ST: There really is a certain freedom in the US to be who you are and wear what you want. And that freedom is priceless. If you are free, you can try new things. Of course, when I get ready to go out, no matter where I am, I question my look. I think most people who take risks with fashion question their style. But if people look at me, I don’t care. Dressing to go out in Los Angeles is about mixing exactly what you like together and pulling it off because of confidence. Sometimes I try to do that in Italy, like wearing Kim Kardashian-style black cycling shorts with high heels and red lips in Milan and you’d be surprised how the people in the city of fashion laughed and judged me. But I was just wearing what I want! Italy’s fashion tends to be more conservative. In the US, people respect you for wearing and doing what you want. Of course, the psychology surrounding fashion in LA isn’t perfect. There are some stupid aspects. For example, the more expensive your handbag is, the more people like you in LA…
MR: What do you like about clubbing in Los Angeles?
ST: The clubs in LA usually finish at 2, which I like because I’ll still be productive the next day. I used to live in front of 1Oak. I’ve been to Skybar, Highlight Room, Avenue, Warwick. I LOVE LA Music and hip-hop. In Italy, you can find pop and R&B, and even good house music. But the hip-hop DJs in Italy aren’t very good at mixing. They’re much better when it comes to house and electronic music. They mix Italian hip-hop with hip-hop from all over the world and I don’t like Italian hip-hop… *Laughs
MR: What are you currently working on?
ST: At the moment I’m still working as a social media manager but I’m mostly working for myself.
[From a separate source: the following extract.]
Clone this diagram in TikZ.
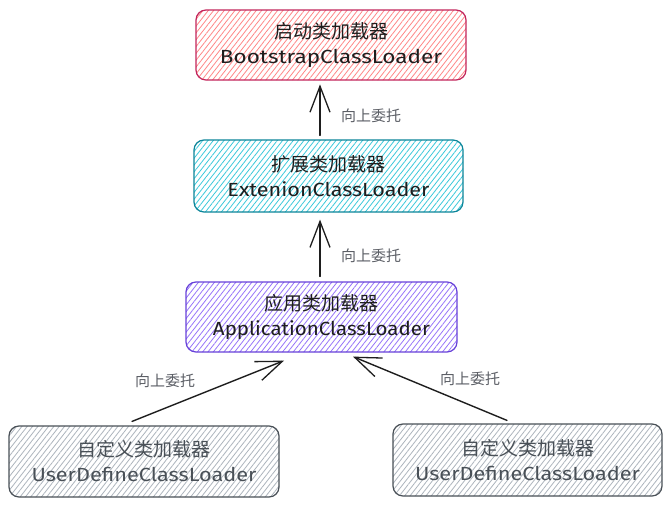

The key is focusing on making your own brand big. My last contract for my blog and social media was with Zalando. I’m going to be on their website representing Puma and Mango. It’s a good contract. It’s a big deal. Tomorrow I’m doing a flash mob with Sephora in Milan. I’ll be dancing in the middle of the Duomo di Milano, the Cathedral! I was recently at the Sephora in Milan promoting the new store. It just officially opened!
I’ve loved fashion and art since I was a kid. My loves are fashion, art, design, and social media. I plan on fusing all of those things together to make an incredible brand. The brand will start by collaborating with visual artists until I can paint my own art on clothes. My dream is to paint on denim and shirts. I am currently taking art classes but I’m still learning.
MR: What did you study in school?
ST: I graduated in economics and business administration at a school in the middle of Italy, in Pescara. After I graduated, I went to Milan to take a two-year post-grad course in marketing and communication where I specialized in brand management. I started noticing that social media was a huge opportunity. In my country it wasn’t really an opportunity yet I started sending emails to companies in the US, working remotely from the computer—five or six years ago. Then I started my blog, sharing my photos. When I got around 10k followers, brands started contacting me. Two different jobs, in one I put my face and brain and creativity and the other it’s just my creativity and brain.
MR: What are some of your favorite brands that you’ve collaborated with?
ST: I love all of the brands I work with. I never work with brands that I don’t like. But I’ve really enjoyed working with Sephora, Zalando, and Calvin Klein. I was chosen as the top Calvin Klein blogger in 2016. That’s how I won my first trip to New York City.
MR: Obviously, you have an incredible sense of style. What fashion advice can you give our readers?
ST: My suggestion is always to buy quality material. Italians love beautiful materials and materials are so important when it comes to the basic—coats, jeans, pullovers. Don’t get me wrong; I like fast fashion. I like fast fashion because you can try a trend without spending the exorbitant amount of money on the designer piece that started that trend. Try the things you like in Zara, Mango or H&M and if you like the trendy piece, go buy the real thing. Every piece at Zara is a copy of an original design.
MR: How did you learn so much about fashion?
ST: My mom’s family owns a fashion company so I was raised around fashion.
When I was six years old, my mother made me try on clothes. Every Sunday, she would say, “Go in your wardrobe, mix clothes, be a model, and show me.” I grew up with this game, this exercise. My mom taught me how to dress. Sometimes I would wear things that didn’t match and she would say, “Simona, you cannot wear those things together.” As a child, she gave me all of the tips. Some people play the piano from the time they were children, but I was playing fashion, and I still am. And now I’ve found my own way to express myself through fashion.